Let $\Omega \subset \mathbb{R}^3$ be a bounded region with smooth boundaries.
I am aware that the Sobolev space $W^{1,1}(\Omega)$ is compactly embedded in $L^1(\Omega)$,
Therefore, any sequence $\{ f_n \} \subset W^{1,1}(\Omega)$ bounded with respect to the $W^{1,1}$-norm must have a subsequence convergent with respect to $L^1$-norm.
Now, I am curious whether we can go further and find a subsequence "weakly convergent" in $W^{1,1}(\Omega)$.

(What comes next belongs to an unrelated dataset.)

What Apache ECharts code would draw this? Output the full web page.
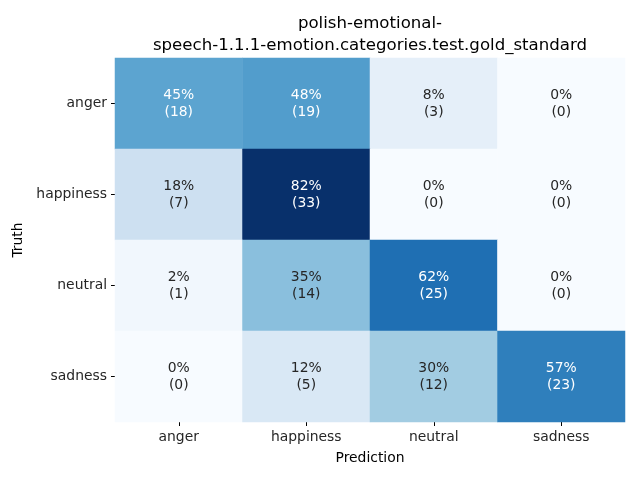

What I mean is that: can we find a subsequence $\{ f_{n_k}\}$ and some $f \in W^{1,1}(\Omega)$ such that
\begin{equation}
\int_{\Omega} \Bigl( \sum_{i=1}^3 [\partial_i f_{n_k}] g_i+f_{n_k}g \Bigr) \to \int_\Omega \Bigl( \sum_{i=1}^3 [\partial_i f] g_i+fg \Bigr) \text{ as } n_k \to \infty
\end{equation}
for any $g_1, g_2, g_3, g \in L^\infty(\Omega)$?
I am of course aware that the Banach-Alaoglu Theorem does NOT apply to $L^1$ spaces. However, I wonder if $W^{1,1}$ would make any difference.
Could anyone please help me?
Best Answer
The $W^{k,p}$ are reflexive for $p\in (1,\infty)$ as explained here. Consider the sequence
$$f_{n}=0, x\leq 0, f_{n}(x)=nx, 0\leq x\leq 1/n, f_{n}(x)=1, x\in [1/n,1], f_{n}(x)=e^{-(x-1)^{2}},x\geq 1. $$
Then $f_{n}\in W^{1,1}$ and converges to the step function $f_{n}\to 1_{[0,1)}+1_{(1,\infty)}e^{-(x-1)^{2}}$ in $L^{1}$, but it is not in $W^{1,1}$ (see nice answer Weak Derivative Heaviside function.